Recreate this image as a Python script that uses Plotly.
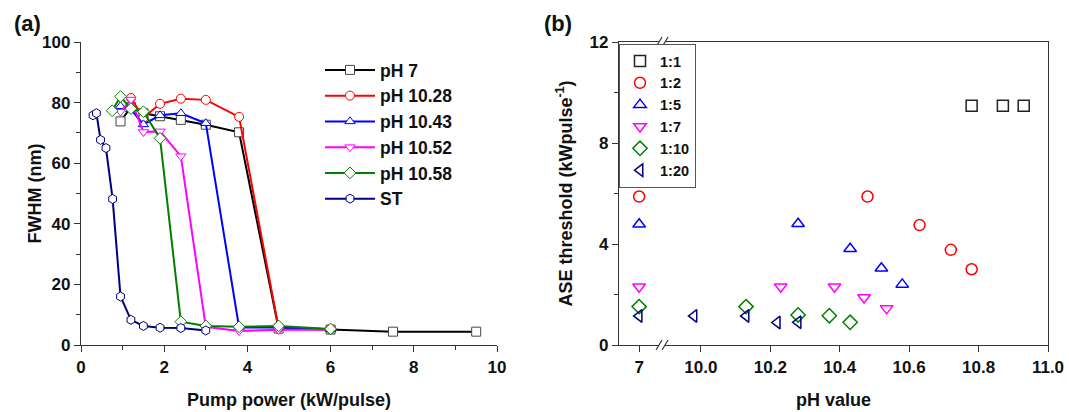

● ● ● ● ●

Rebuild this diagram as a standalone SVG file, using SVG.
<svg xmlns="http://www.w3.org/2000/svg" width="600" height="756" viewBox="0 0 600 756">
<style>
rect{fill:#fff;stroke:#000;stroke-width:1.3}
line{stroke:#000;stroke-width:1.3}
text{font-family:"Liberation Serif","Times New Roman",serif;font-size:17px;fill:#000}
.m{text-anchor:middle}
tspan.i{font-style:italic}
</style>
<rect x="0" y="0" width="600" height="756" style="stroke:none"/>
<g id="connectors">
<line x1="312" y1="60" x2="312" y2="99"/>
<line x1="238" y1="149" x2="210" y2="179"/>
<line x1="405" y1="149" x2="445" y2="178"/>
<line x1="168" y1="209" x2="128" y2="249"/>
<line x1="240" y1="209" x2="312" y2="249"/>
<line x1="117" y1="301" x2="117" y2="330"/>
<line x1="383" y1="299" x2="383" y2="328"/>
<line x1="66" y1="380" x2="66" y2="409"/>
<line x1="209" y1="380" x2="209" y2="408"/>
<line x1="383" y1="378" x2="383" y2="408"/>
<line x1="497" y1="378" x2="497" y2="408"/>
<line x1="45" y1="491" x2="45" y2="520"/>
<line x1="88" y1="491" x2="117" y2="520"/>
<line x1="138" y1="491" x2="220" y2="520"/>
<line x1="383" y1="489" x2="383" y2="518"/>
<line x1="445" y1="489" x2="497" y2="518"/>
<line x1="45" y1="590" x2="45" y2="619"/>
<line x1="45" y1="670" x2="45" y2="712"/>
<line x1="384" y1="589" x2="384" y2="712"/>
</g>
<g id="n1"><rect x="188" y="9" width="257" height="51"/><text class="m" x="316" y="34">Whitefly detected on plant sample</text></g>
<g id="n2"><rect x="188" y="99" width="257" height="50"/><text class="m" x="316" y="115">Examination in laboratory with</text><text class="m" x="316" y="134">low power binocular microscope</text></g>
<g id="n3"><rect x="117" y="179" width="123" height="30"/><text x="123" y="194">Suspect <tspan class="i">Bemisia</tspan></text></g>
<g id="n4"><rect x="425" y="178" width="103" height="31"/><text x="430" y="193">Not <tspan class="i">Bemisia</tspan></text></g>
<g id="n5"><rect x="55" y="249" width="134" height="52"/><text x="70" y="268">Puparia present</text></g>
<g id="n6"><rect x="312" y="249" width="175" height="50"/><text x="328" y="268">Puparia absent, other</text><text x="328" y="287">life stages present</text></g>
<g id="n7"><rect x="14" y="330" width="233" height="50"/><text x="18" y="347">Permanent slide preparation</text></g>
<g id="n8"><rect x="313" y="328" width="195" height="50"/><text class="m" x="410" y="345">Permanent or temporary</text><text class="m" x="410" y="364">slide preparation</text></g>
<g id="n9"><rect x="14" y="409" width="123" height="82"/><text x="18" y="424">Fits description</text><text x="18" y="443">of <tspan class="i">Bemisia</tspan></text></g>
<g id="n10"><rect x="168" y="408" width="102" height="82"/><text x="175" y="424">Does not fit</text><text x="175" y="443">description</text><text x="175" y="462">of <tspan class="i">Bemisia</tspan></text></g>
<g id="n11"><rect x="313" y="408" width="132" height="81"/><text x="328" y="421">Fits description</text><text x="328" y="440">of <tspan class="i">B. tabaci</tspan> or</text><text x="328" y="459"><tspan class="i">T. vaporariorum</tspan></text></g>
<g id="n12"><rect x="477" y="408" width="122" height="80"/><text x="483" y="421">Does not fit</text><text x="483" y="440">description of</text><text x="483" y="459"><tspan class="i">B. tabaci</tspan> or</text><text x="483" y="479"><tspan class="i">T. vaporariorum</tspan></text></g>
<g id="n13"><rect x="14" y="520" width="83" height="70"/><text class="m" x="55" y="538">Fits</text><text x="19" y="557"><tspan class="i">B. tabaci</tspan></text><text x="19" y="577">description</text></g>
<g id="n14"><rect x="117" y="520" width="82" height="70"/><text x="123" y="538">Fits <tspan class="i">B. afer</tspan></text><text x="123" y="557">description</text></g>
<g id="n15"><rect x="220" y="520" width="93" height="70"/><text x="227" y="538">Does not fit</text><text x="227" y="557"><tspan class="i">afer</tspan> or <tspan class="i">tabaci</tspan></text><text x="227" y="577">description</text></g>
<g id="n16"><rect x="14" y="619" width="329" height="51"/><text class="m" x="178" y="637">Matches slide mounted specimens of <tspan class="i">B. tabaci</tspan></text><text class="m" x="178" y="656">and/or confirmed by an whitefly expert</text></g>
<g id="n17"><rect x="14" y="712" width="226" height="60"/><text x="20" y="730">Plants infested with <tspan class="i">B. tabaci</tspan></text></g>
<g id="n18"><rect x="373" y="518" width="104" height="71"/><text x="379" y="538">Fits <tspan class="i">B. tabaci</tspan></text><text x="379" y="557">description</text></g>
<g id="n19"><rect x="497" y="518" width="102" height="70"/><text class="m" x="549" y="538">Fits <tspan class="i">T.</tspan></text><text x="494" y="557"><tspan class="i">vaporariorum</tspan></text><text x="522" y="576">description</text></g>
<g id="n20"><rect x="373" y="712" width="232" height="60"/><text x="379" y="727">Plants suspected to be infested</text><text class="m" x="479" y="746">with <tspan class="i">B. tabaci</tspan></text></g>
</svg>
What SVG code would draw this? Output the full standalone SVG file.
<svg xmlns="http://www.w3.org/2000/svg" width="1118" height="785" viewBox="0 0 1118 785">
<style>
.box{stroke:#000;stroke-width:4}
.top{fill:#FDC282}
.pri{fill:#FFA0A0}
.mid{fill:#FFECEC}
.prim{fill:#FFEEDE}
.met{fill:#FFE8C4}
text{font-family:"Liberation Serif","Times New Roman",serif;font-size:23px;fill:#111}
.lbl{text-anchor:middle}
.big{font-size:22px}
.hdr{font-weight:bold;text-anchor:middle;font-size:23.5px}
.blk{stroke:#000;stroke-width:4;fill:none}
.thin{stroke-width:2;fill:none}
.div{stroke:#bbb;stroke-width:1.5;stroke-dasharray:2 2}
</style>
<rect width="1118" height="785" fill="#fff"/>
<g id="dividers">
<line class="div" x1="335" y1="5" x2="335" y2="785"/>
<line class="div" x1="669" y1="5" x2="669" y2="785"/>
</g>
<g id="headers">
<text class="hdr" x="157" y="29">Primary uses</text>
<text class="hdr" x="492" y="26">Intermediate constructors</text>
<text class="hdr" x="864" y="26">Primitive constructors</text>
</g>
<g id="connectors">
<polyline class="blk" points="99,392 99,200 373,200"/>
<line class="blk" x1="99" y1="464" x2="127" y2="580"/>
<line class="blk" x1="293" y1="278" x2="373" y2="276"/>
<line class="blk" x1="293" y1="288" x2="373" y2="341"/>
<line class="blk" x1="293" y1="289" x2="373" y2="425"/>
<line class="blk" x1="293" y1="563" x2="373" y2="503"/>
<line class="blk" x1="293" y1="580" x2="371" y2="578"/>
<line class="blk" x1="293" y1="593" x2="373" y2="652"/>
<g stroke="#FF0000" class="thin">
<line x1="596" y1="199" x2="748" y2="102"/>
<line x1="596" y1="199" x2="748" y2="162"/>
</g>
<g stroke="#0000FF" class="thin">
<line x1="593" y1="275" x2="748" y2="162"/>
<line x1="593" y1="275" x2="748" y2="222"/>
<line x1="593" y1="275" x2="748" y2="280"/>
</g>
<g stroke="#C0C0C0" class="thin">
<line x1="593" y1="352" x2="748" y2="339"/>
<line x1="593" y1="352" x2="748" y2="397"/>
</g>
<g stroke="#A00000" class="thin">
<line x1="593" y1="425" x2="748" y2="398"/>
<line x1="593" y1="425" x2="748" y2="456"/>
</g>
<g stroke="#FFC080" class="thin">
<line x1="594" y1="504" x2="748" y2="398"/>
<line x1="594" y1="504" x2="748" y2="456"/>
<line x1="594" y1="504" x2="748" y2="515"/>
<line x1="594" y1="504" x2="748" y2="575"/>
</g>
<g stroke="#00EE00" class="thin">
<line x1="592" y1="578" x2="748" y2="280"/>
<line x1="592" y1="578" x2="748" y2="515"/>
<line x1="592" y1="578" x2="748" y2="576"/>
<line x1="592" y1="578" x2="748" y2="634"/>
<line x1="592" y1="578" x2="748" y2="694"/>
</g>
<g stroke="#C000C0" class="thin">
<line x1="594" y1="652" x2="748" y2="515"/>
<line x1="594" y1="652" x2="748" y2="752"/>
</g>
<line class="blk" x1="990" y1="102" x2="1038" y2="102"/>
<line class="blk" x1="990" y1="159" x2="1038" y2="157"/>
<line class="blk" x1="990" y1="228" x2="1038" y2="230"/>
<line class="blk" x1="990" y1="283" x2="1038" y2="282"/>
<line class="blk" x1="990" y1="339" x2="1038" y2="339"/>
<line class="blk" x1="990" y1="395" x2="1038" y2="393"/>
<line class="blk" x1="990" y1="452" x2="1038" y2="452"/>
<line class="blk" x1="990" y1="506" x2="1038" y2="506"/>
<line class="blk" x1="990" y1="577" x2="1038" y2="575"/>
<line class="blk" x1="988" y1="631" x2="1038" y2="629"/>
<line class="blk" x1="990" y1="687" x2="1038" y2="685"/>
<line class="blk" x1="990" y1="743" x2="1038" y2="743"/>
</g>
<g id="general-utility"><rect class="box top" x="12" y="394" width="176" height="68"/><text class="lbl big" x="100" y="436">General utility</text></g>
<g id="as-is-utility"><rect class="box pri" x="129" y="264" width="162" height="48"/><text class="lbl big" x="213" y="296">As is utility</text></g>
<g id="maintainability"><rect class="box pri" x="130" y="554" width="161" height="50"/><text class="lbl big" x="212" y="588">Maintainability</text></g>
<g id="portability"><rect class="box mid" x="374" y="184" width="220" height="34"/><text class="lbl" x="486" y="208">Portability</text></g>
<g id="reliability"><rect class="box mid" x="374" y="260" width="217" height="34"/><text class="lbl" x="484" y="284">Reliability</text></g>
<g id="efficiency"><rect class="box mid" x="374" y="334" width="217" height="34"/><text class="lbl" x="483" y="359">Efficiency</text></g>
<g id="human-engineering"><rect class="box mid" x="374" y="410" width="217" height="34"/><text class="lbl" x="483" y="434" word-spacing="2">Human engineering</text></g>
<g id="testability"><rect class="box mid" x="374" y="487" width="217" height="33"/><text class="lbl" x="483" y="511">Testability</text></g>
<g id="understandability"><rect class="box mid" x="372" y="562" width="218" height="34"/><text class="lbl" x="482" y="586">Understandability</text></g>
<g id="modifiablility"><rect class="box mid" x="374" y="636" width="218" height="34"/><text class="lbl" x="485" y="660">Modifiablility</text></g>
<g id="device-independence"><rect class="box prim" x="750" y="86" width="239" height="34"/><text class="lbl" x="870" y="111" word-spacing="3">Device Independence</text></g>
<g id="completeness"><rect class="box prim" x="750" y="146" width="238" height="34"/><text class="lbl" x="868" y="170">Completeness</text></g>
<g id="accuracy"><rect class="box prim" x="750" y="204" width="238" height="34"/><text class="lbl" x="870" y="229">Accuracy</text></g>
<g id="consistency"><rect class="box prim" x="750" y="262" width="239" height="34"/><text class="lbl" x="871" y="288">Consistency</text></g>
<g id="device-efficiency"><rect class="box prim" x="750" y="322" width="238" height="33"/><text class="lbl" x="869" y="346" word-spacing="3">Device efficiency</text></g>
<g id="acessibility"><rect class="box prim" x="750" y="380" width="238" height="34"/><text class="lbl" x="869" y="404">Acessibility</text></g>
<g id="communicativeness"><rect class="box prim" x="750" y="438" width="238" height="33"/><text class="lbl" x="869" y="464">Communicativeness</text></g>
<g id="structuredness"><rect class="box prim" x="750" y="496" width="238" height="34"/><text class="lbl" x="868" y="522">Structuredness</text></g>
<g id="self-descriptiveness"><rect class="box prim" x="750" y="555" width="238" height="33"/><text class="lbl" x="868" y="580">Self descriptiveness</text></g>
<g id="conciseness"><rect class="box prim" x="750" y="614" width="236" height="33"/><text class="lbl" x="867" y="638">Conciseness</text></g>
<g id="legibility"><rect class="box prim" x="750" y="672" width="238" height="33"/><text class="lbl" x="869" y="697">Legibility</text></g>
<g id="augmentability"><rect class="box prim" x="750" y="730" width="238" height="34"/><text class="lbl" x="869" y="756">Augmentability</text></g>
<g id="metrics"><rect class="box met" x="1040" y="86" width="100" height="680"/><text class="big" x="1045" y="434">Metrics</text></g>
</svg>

● ● ● ● ●

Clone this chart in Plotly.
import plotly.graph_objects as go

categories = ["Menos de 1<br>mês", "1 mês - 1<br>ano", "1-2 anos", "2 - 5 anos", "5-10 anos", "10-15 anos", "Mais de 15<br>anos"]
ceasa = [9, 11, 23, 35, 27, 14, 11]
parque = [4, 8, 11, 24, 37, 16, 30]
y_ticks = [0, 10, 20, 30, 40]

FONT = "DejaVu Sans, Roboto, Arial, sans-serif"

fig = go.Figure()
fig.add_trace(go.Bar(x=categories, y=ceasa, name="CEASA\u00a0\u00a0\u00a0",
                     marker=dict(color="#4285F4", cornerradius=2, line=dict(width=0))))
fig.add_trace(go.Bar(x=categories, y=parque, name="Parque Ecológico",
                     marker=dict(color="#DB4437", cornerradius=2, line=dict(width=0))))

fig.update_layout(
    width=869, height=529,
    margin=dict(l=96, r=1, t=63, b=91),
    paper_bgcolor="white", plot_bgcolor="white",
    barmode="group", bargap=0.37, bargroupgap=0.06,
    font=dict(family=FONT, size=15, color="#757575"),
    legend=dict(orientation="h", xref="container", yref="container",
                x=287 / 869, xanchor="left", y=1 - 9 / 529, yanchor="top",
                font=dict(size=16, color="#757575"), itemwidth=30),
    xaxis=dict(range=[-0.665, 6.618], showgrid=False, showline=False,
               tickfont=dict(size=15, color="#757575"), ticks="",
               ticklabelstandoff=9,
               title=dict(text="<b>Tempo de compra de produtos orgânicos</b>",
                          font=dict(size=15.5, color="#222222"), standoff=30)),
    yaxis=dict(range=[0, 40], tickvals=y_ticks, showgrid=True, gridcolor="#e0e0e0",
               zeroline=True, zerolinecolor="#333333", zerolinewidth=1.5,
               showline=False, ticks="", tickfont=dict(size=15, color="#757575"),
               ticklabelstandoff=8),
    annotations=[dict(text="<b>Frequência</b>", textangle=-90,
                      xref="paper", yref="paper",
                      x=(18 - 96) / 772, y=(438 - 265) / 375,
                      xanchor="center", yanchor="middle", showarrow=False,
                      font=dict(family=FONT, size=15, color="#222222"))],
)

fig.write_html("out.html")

● ● ● ● ●

• _Exercise goal_: Lines of the material that contain the word "standalone" are to be gathered.

• _Expected answer_:
Rebuild this diagram as a standalone SVG file, using SVG.
What SVG code would draw this? Output the full standalone SVG file.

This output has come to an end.